Ny artitel i Physical Review Materials
New article about room-temperature trapping of holes dressed as molecules in the crystalline lattice of LiF nanoparticles
Researchers at the physics department have recently published work elucidating the luminescence pathway responsible for the bright ionizing-radiation-induced optical response of LiF nanoparticles at room temperature. Such material, synthetized by PhD student/Postdoc Camilla L. Nielsen, has been proven to store spatially resolved information of the amount of energy deposited by an ionizing particle, known as the dose, and exhibits the curious property of forming holes dressed as molecules in the most simple crystalline array.
For further insight, please join Camilla’s PhD defense scheduled for Friday 3rd of November at 13:00 in the Physics Auditorium.
Luminescence phenomena in the lightest and widest band-gap dielectric, lithium fluoride (LiF), is understood to arise from the radiative decay of a complex bound state of an electron-hole pair called a self-trapped exciton. Electronic excitation, created in the material by the passing of ionizing radiation, relaxes and forms self-trapped holes, which can eventually recombine with the electrons and emit light. The holes are self-trapping almost immediately after ionizing radiation has interacted with the crystal, and they are very interesting quasiparticles enabling covalent bond formation between neighboring fluorine anions in a lattice otherwise purely held together by ionic bonds, i.e. Li+ and F- are ions with full electronic shells. In the bulk case, such self-trapped holes forming F2- molecules are unstable at room temperature and they proceed to hop or diffuse in the lattice at temperatures above 100 K, hindering the luminescence performance at room temperature.
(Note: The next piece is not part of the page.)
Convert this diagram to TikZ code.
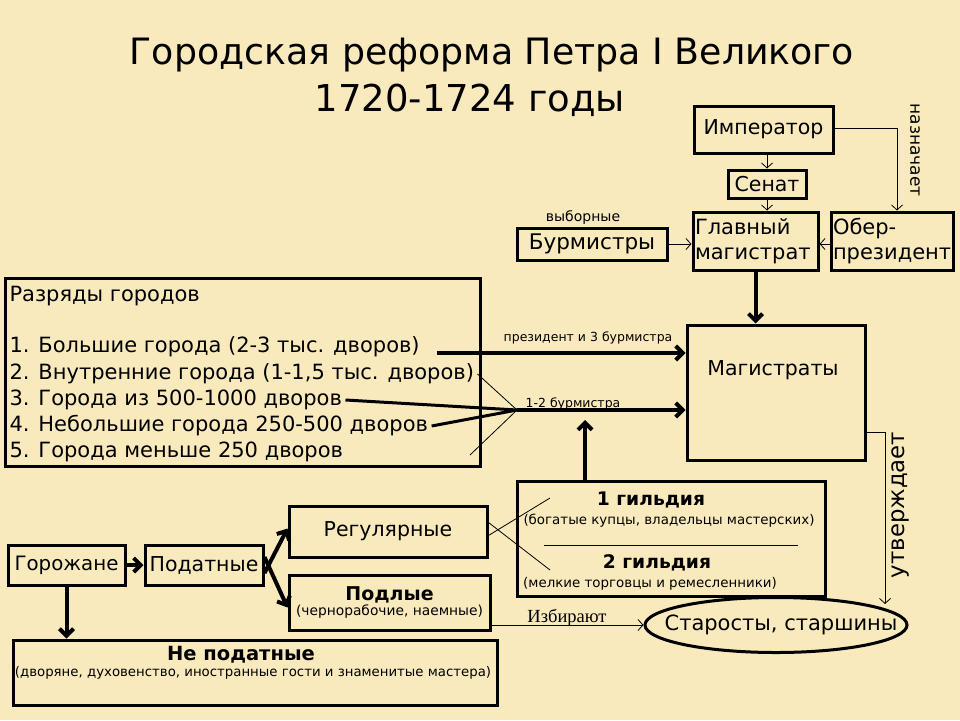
\documentclass[tikz,border=0pt]{standalone}
\usepackage{fontspec}
\setmainfont{DejaVu Sans}
\newfontfamily\serifrm{Liberation Serif}
\usetikzlibrary{arrows.meta,shapes.geometric}
\definecolor{bg}{RGB}{249,234,190}
\begin{document}
\begin{tikzpicture}[x=1pt,y=-1pt,
  box/.style={draw, line width=3pt, inner sep=2pt},
  big/.style={font=\fontsize{20.5}{24}\selectfont},
  list/.style={font=\fontsize{21}{24}\selectfont},
  small/.style={font=\fontsize{12.5}{14}\selectfont},
  tiny/.style={font=\fontsize{13.4}{15}\selectfont},
  bold/.style={font=\bfseries\fontsize{18.7}{22}\selectfont},
  thinarr/.style={line width=0.8pt, -{Straight Barb[length=5pt,width=11pt]}},
  thickarr/.style={line width=4pt, -{Straight Barb[length=7pt,width=14pt,line width=4pt]}},
  thinline/.style={line width=0.8pt},
  fatline/.style={line width=3pt}]
\fill[bg] (0,0) rectangle (960,720);
\useasboundingbox (0,0) rectangle (960,720);

% title
\node[font=\fontsize{36.3}{40}\selectfont] (t1) at (492,55) {Городская реформа Петра I Великого};
\node[font=\fontsize{37}{40}\selectfont] (t2) at (470,100) {1720-1724 годы};

% top block
\node[box, big, minimum width=139pt, minimum height=47pt] (imp) at (763.5,129.5) {Император};
\node[box, big, minimum width=78pt, minimum height=28pt, inner sep=0pt] (sen) at (767,184) {Сенат};
\node[box, font=\fontsize{21}{25}\selectfont, minimum width=125pt, minimum height=58pt, align=left, text width=121pt, inner sep=2pt] (glav) at (755.5,241) {Главный\\магистрат};
\node[box, font=\fontsize{21}{25}\selectfont, minimum width=122pt, minimum height=58pt, align=left, text width=118pt, inner sep=2pt] (ober) at (892,241) {Обер-\\президент};
\node[box, font=\fontsize{21.5}{25}\selectfont, minimum width=150pt, minimum height=32pt, inner sep=0pt] (burm) at (592,244) {Бурмистры};
\node[font=\fontsize{14}{16}\selectfont] (vyb) at (583,218) {выборные};

\draw[thinarr] (sen.north |- imp.south) -- (sen.north);
\draw[thinarr] (sen.south) -- (sen.south |- glav.north);
\coordinate (naz) at (897,128);
\draw[thinarr] (imp.east |- naz) -- (naz) -- (naz |- ober.north);
\node[font=\fontsize{17}{19}\selectfont, rotate=-90] (nazl) at (915,150) {назначает};
\draw[thinarr] (burm.east) -- (burm.east -| glav.west);
\draw[thinarr] (ober.west |- burm.east) -- (glav.east |- burm.east);

% Magistraty
\node[box, minimum width=178pt, minimum height=135pt] (mag) at (776,392.5) {};
\node[big] (magl) at (773,370) {Магистраты};
\draw[thickarr] (glav.south) -- (glav.south |- mag.north);

% Razryady
\node[box, minimum width=475pt, minimum height=188pt] (raz) at (242.5,372) {};
\node[list, anchor=west] (r0) at (6,296) {Разряды городов};
\node[list, anchor=west] (r1) at (6,347) {1. Большие города (2-3 тыс. дворов)};
\node[list, anchor=west] (r2) at (6,374) {2. Внутренние города (1-1,5 тыс. дворов)};
\node[list, anchor=west] (r3) at (6,400) {3. Города из 500-1000 дворов};
\node[list, anchor=west] (r4) at (6,426) {4. Небольшие города 250-500 дворов};
\node[list, anchor=west] (r5) at (6,452) {5. Города меньше 250 дворов};

\coordinate (fan) at (517,410);
\coordinate (a1) at (437,353);
\draw[thickarr] (a1) -- (a1 -| mag.west);
\node[small] (lp) at (588,338) {президент и 3 бурмистра};
\draw[thinline] (r2.east) -- (fan);
\draw[fatline] (r3.east) -- (fan);
\draw[fatline] (r4.east) -- (fan);
\coordinate (r5e) at (470,455);
\draw[thinline] (r5e) -- (fan);
\draw[thickarr] (fan) -- (fan -| mag.west);
\node[small] (l12) at (573,404) {1-2 бурмистра};

% guilds
\node[box, minimum width=308pt, minimum height=115pt] (gild) at (671,538.5) {};
\node[bold] (g1) at (651,500) {1 гильдия};
\node[tiny] (g1s) at (669,521) {(богатые купцы, владельцы мастерских)};
\coordinate (sepl) at (544,545);
\coordinate (sepr) at (798,545);
\draw[line width=0.8pt] (sepl) -- (sepr);
\node[bold] (g2) at (657,563) {2 гильдия};
\node[tiny] (g2s) at (650,584) {(мелкие торговцы и ремесленники)};
\coordinate (up) at (585,420);
\draw[thickarr] (gild.north -| up) -- (up);

% lower left
\node[box, font=\fontsize{19.8}{23}\selectfont, minimum width=117pt, minimum height=40pt, inner sep=0pt] (gor) at (66.5,565) {Горожане};
\node[box, font=\fontsize{20.5}{23}\selectfont, minimum width=118pt, minimum height=40pt, inner sep=0pt] (pod) at (204,565) {Податные};
\node[box, big, minimum width=198pt, minimum height=51pt] (reg) at (388,531.5) {Регулярные};
\node[box, minimum width=201pt, minimum height=55pt, align=center, inner sep=1pt] (podl) at (389.5,602.5) {{\bfseries\fontsize{19}{22}\selectfont Подлые}\\[0pt]{\fontsize{13.8}{15}\selectfont (чернорабочие, наемные)}};
\node[box, minimum width=484pt, minimum height=65pt] (nep) at (255,672.5) {};
\node[font=\bfseries\fontsize{19.5}{22}\selectfont] (nepl) at (241,655) {Не податные};
\node[font=\fontsize{13.3}{15}\selectfont] (neps) at (253,673) {(дворяне, духовенство, иностранные гости и знаменитые мастера)};

\draw[thickarr] (gor.east) -- (pod.west);
\draw[thickarr] ([yshift=-8pt]pod.east) -- ([yshift=3pt]reg.west);
\draw[thickarr] ([yshift=8pt]pod.east) -- ([yshift=-5pt]podl.west);
\draw[thickarr] (gor.south) -- (gor.south |- nep.north);

\coordinate (ga) at (550,498);
\coordinate (gb) at (550,570);
\draw[thinline] ([yshift=-4pt]reg.east) -- (ga);
\draw[thinline] ([yshift=9pt]reg.east) -- (gb);

% starosty
\node[ellipse, draw, line width=3pt, minimum width=262pt, minimum height=55pt, inner sep=0pt] (star) at (776,625) {};
\node[font=\fontsize{21}{24}\selectfont] (starl) at (781,625) {Старосты, старшины};
\draw[thinarr] (star.west -| podl.east) -- (star.west);
\node[font=\serifrm\fontsize{18.5}{20}\selectfont] (izb) at (567,618) {Избирают};

\coordinate (ut) at (885,432);
\coordinate (ue) at (885,604);
\draw[thinarr] (ut -| mag.east) -- (ut) -- (ue);
\node[font=\fontsize{22.8}{25}\selectfont, rotate=90] (utl) at (900,505) {утверждает};
\end{tikzpicture}
\end{document}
In the work recently published in Physical Review Materials, AU researchers Camilla L. Nielsen, B. Julsgaard, P. Balling and R. M. Turtos, together with colleagues from Risø National Laboratory, proceed to demonstrate that copper doping enables the stabilization of such self-trapped holes at room temperature in LiF nanoparticles and this allows trapping of a fraction of the hole population, which remains in the crystalline lattice with a lifetime of around 100 days. Such stabilization and trapping mechanisms are behind the luminescence phenomenon exhibited by the nanoparticles after ionizing radiation has interacted, where the material is interrogated with visible light and information is retrieved in the form of UV photons decaying from the triplet state of a self-trapped exciton.
This mechanism called optical stimulated luminescence allows monitoring the radiation dose in a nearly tissue-equivalent material and shows much potential in the verification of dose delivered during radiotherapy treatments in all three dimensions.
Publication:
The origin of room-temperature self-trapped-exciton emission in LiF nanoparticles,
Camilla L. Nielsen, Pavao Andričević, Brian Julsgaard, Mayank Jain, Peter Balling, and Rosana M. Turtos, Phys. Rev. Materials 7, 106001, 2023.